> _INSTRUCTIONS FOR THE TASK_
All of the data should be output character for character, except the pictures.

> _SOURCE EXCERPT_
------------------------

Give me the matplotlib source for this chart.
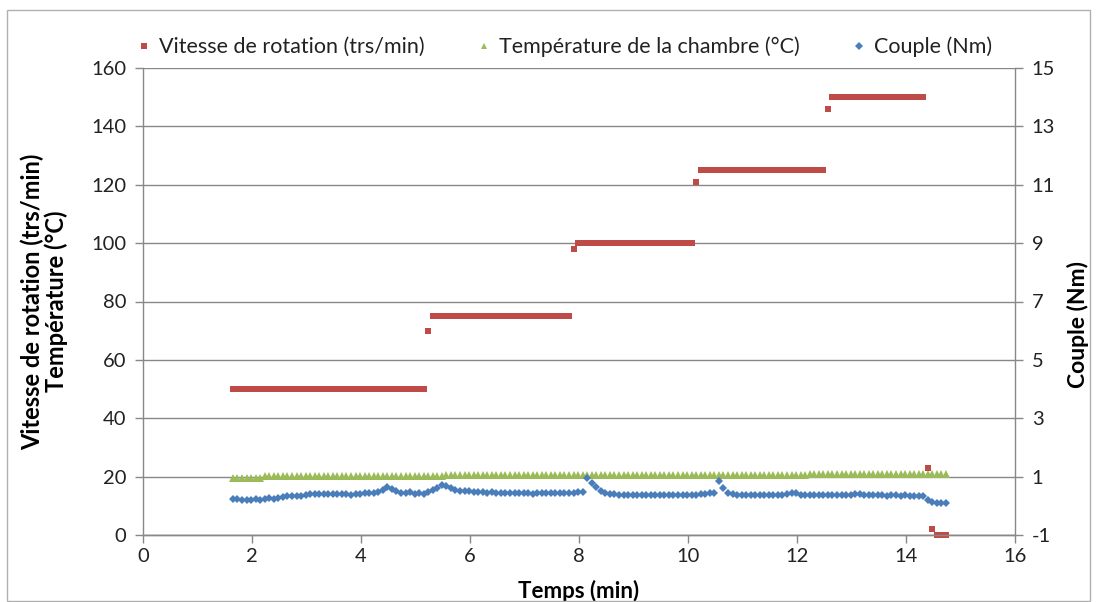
import numpy as np
import matplotlib
matplotlib.use("Agg")
import matplotlib.pyplot as plt
from matplotlib.lines import Line2D
from matplotlib.patches import Rectangle

plt.rcParams['font.family'] = ['Lato', 'DejaVu Sans']
plt.rcParams['axes.unicode_minus'] = False

# Sampling: one reading every 5 s, starting at 1.65 min
t_start = 1.65
n_samples = 158
temps_min = t_start + np.arange(n_samples) / 12.0

# Rotation speed (trs/min), stored as run-length pairs
vitesse_levels = [50, 70, 75, 98, 100, 121, 125, 146, 150, 23, 2, 0]
vitesse_counts = [43, 1, 31, 1, 26, 1, 28, 1, 21, 1, 1, 3]

# Chamber temperature (°C), run-length pairs
temperature_levels = [19.6, 20.2, 20.4, 20.6, 20.8]
temperature_counts = [7, 40, 50, 30, 31]

# Torque (Nm), one value per sample
couple = [
    0.25, 0.22, 0.20, 0.21, 0.20, 0.22,
    0.20, 0.24, 0.26, 0.23, 0.28, 0.30,
    0.33, 0.32, 0.35, 0.34, 0.38, 0.40,
    0.40, 0.39, 0.41, 0.42, 0.40, 0.41,
    0.42, 0.40, 0.38, 0.40, 0.42, 0.44,
    0.43, 0.45, 0.48, 0.55, 0.65, 0.58,
    0.50, 0.45, 0.44, 0.48, 0.42, 0.45,
    0.42, 0.48, 0.55, 0.62, 0.72, 0.68,
    0.60, 0.55, 0.52, 0.50, 0.50, 0.48,
    0.47, 0.46, 0.45, 0.46, 0.44, 0.43,
    0.44, 0.43, 0.43, 0.44, 0.43, 0.43,
    0.42, 0.43, 0.44, 0.43, 0.45, 0.44,
    0.43, 0.44, 0.45, 0.43, 0.46, 0.47,
    0.95, 0.78, 0.65, 0.50, 0.45, 0.42,
    0.40, 0.38, 0.37, 0.37, 0.36, 0.37,
    0.37, 0.36, 0.37, 0.37, 0.36, 0.37,
    0.37, 0.37, 0.36, 0.37, 0.38, 0.37,
    0.38, 0.40, 0.42, 0.43, 0.44, 0.85,
    0.60, 0.45, 0.40, 0.38, 0.37, 0.36,
    0.37, 0.36, 0.37, 0.37, 0.36, 0.37,
    0.37, 0.38, 0.40, 0.45, 0.43, 0.38,
    0.37, 0.37, 0.36, 0.37, 0.37, 0.36,
    0.37, 0.36, 0.37, 0.38, 0.37, 0.40,
    0.42, 0.38, 0.37, 0.36, 0.37, 0.36,
    0.35, 0.37, 0.36, 0.35, 0.36, 0.34,
    0.33, 0.35, 0.33, 0.20, 0.12, 0.10,
    0.10, 0.08,
]

vitesse = np.repeat(vitesse_levels, vitesse_counts)
temperature = np.repeat(temperature_levels, temperature_counts)

RED = '#BE4B48'
GREEN = '#9BBB59'
BLUE = '#4A7EBB'
GRID = '#888888'
TXT = '#000000'

fig = plt.figure(figsize=(10.96, 6.02), dpi=100)
fig.patches.append(Rectangle((7 / 1096, 1 / 602), 1083 / 1096, 591 / 602,
                             transform=fig.transFigure, fill=False,
                             edgecolor='#b0b0b0', linewidth=1.0))

ax = fig.add_axes([143 / 1096, 67 / 602, 872 / 1096, 467 / 602])
ax2 = ax.twinx()

ax.set_xlim(0, 16)
ax.set_ylim(0, 160)
ax2.set_ylim(-1, 15)
ax.set_xticks(np.arange(0, 17, 2))
ax.set_yticks(np.arange(0, 161, 20))
ax2.set_yticks(np.arange(-1, 16, 2))

ax.grid(axis='y', color=GRID, linewidth=1.0)
ax.set_axisbelow(True)

for a in (ax, ax2):
    a.spines['top'].set_visible(False)
    for s in ('left', 'right', 'bottom'):
        a.spines[s].set_color(GRID)
        a.spines[s].set_linewidth(1.0)
    a.tick_params(colors=GRID, labelcolor='#222222', labelsize=14.5,
                  length=6, width=1.0, direction='out')
ax2.spines['left'].set_visible(False)
ax.spines['right'].set_visible(False)
ax.tick_params(axis='x', pad=3)
ax.tick_params(axis='y', pad=6)
ax2.tick_params(axis='y', pad=6)

ax.plot(temps_min, temperature, linestyle='none', marker='^',
        markersize=5.4, color=GREEN, markeredgewidth=0, zorder=3,
        clip_on=False)
ax.plot(temps_min, vitesse, linestyle='none', marker='s',
        markersize=4.8, color=RED, markeredgewidth=0, zorder=4,
        clip_on=False)
ax2.plot(temps_min, couple, linestyle='none', marker='D',
         markersize=4.2, color=BLUE, markeredgewidth=0, zorder=3)

ax.set_xlabel('Temps (min)', fontsize=16, fontweight='bold', labelpad=11,
              color=TXT)
ax.set_ylabel('Vitesse de rotation (trs/min)\nTempérature (°C)',
              fontsize=17, fontweight='bold', color=TXT, labelpad=17,
              linespacing=1.0)
ax2.set_ylabel('Couple (Nm)', fontsize=16.5, fontweight='bold', color=TXT,
               labelpad=10)
ax2.yaxis.set_label_coords(1.06, 0.45)

handles = [
    Line2D([], [], linestyle='none', marker='s', markersize=5,
           color=RED, markeredgewidth=0),
    Line2D([], [], linestyle='none', marker='^', markersize=5,
           color=GREEN, markeredgewidth=0),
    Line2D([], [], linestyle='none', marker='D', markersize=4,
           color=BLUE, markeredgewidth=0),
]
labels = ['Vitesse de rotation (trs/min)',
          'Température de la chambre (°C)',
          'Couple (Nm)']
fig.legend(handles, labels, loc='center', bbox_to_anchor=(565 / 1096, 1 - 47 / 602),
           ncol=3, frameon=False, fontsize=15.5, handlelength=0.5,
           handletextpad=0.45, columnspacing=2.5, labelcolor='#222222')

fig.savefig('out.png', dpi=100)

------------------------

> _ANSWER BELOW_
Give me the matplotlib source for this chart.
import numpy as np
import matplotlib
matplotlib.use("Agg")
import matplotlib.pyplot as plt
from matplotlib.lines import Line2D
from matplotlib.patches import Rectangle

plt.rcParams['font.family'] = ['Lato', 'DejaVu Sans']
plt.rcParams['axes.unicode_minus'] = False

# Sampling: one reading every 5 s, starting at 1.65 min
t_start = 1.65
n_samples = 158
temps_min = t_start + np.arange(n_samples) / 12.0

# Rotation speed (trs/min), stored as run-length pairs
vitesse_levels = [50, 70, 75, 98, 100, 121, 125, 146, 150, 23, 2, 0]
vitesse_counts = [43, 1, 31, 1, 26, 1, 28, 1, 21, 1, 1, 3]

# Chamber temperature (°C), run-length pairs
temperature_levels = [19.6, 20.2, 20.4, 20.6, 20.8]
temperature_counts = [7, 40, 50, 30, 31]

# Torque (Nm), one value per sample
couple = [
    0.25, 0.22, 0.20, 0.21, 0.20, 0.22,
    0.20, 0.24, 0.26, 0.23, 0.28, 0.30,
    0.33, 0.32, 0.35, 0.34, 0.38, 0.40,
    0.40, 0.39, 0.41, 0.42, 0.40, 0.41,
    0.42, 0.40, 0.38, 0.40, 0.42, 0.44,
    0.43, 0.45, 0.48, 0.55, 0.65, 0.58,
    0.50, 0.45, 0.44, 0.48, 0.42, 0.45,
    0.42, 0.48, 0.55, 0.62, 0.72, 0.68,
    0.60, 0.55, 0.52, 0.50, 0.50, 0.48,
    0.47, 0.46, 0.45, 0.46, 0.44, 0.43,
    0.44, 0.43, 0.43, 0.44, 0.43, 0.43,
    0.42, 0.43, 0.44, 0.43, 0.45, 0.44,
    0.43, 0.44, 0.45, 0.43, 0.46, 0.47,
    0.95, 0.78, 0.65, 0.50, 0.45, 0.42,
    0.40, 0.38, 0.37, 0.37, 0.36, 0.37,
    0.37, 0.36, 0.37, 0.37, 0.36, 0.37,
    0.37, 0.37, 0.36, 0.37, 0.38, 0.37,
    0.38, 0.40, 0.42, 0.43, 0.44, 0.85,
    0.60, 0.45, 0.40, 0.38, 0.37, 0.36,
    0.37, 0.36, 0.37, 0.37, 0.36, 0.37,
    0.37, 0.38, 0.40, 0.45, 0.43, 0.38,
    0.37, 0.37, 0.36, 0.37, 0.37, 0.36,
    0.37, 0.36, 0.37, 0.38, 0.37, 0.40,
    0.42, 0.38, 0.37, 0.36, 0.37, 0.36,
    0.35, 0.37, 0.36, 0.35, 0.36, 0.34,
    0.33, 0.35, 0.33, 0.20, 0.12, 0.10,
    0.10, 0.08,
]

vitesse = np.repeat(vitesse_levels, vitesse_counts)
temperature = np.repeat(temperature_levels, temperature_counts)

RED = '#BE4B48'
GREEN = '#9BBB59'
BLUE = '#4A7EBB'
GRID = '#888888'
TXT = '#000000'

fig = plt.figure(figsize=(10.96, 6.02), dpi=100)
fig.patches.append(Rectangle((7 / 1096, 1 / 602), 1083 / 1096, 591 / 602,
                             transform=fig.transFigure, fill=False,
                             edgecolor='#b0b0b0', linewidth=1.0))

ax = fig.add_axes([143 / 1096, 67 / 602, 872 / 1096, 467 / 602])
ax2 = ax.twinx()

ax.set_xlim(0, 16)
ax.set_ylim(0, 160)
ax2.set_ylim(-1, 15)
ax.set_xticks(np.arange(0, 17, 2))
ax.set_yticks(np.arange(0, 161, 20))
ax2.set_yticks(np.arange(-1, 16, 2))

ax.grid(axis='y', color=GRID, linewidth=1.0)
ax.set_axisbelow(True)

for a in (ax, ax2):
    a.spines['top'].set_visible(False)
    for s in ('left', 'right', 'bottom'):
        a.spines[s].set_color(GRID)
        a.spines[s].set_linewidth(1.0)
    a.tick_params(colors=GRID, labelcolor='#222222', labelsize=14.5,
                  length=6, width=1.0, direction='out')
ax2.spines['left'].set_visible(False)
ax.spines['right'].set_visible(False)
ax.tick_params(axis='x', pad=3)
ax.tick_params(axis='y', pad=6)
ax2.tick_params(axis='y', pad=6)

ax.plot(temps_min, temperature, linestyle='none', marker='^',
        markersize=5.4, color=GREEN, markeredgewidth=0, zorder=3,
        clip_on=False)
ax.plot(temps_min, vitesse, linestyle='none', marker='s',
        markersize=4.8, color=RED, markeredgewidth=0, zorder=4,
        clip_on=False)
ax2.plot(temps_min, couple, linestyle='none', marker='D',
         markersize=4.2, color=BLUE, markeredgewidth=0, zorder=3)

ax.set_xlabel('Temps (min)', fontsize=16, fontweight='bold', labelpad=11,
              color=TXT)
ax.set_ylabel('Vitesse de rotation (trs/min)\nTempérature (°C)',
              fontsize=17, fontweight='bold', color=TXT, labelpad=17,
              linespacing=1.0)
ax2.set_ylabel('Couple (Nm)', fontsize=16.5, fontweight='bold', color=TXT,
               labelpad=10)
ax2.yaxis.set_label_coords(1.06, 0.45)

handles = [
    Line2D([], [], linestyle='none', marker='s', markersize=5,
           color=RED, markeredgewidth=0),
    Line2D([], [], linestyle='none', marker='^', markersize=5,
           color=GREEN, markeredgewidth=0),
    Line2D([], [], linestyle='none', marker='D', markersize=4,
           color=BLUE, markeredgewidth=0),
]
labels = ['Vitesse de rotation (trs/min)',
          'Température de la chambre (°C)',
          'Couple (Nm)']
fig.legend(handles, labels, loc='center', bbox_to_anchor=(565 / 1096, 1 - 47 / 602),
           ncol=3, frameon=False, fontsize=15.5, handlelength=0.5,
           handletextpad=0.45, columnspacing=2.5, labelcolor='#222222')

fig.savefig('out.png', dpi=100)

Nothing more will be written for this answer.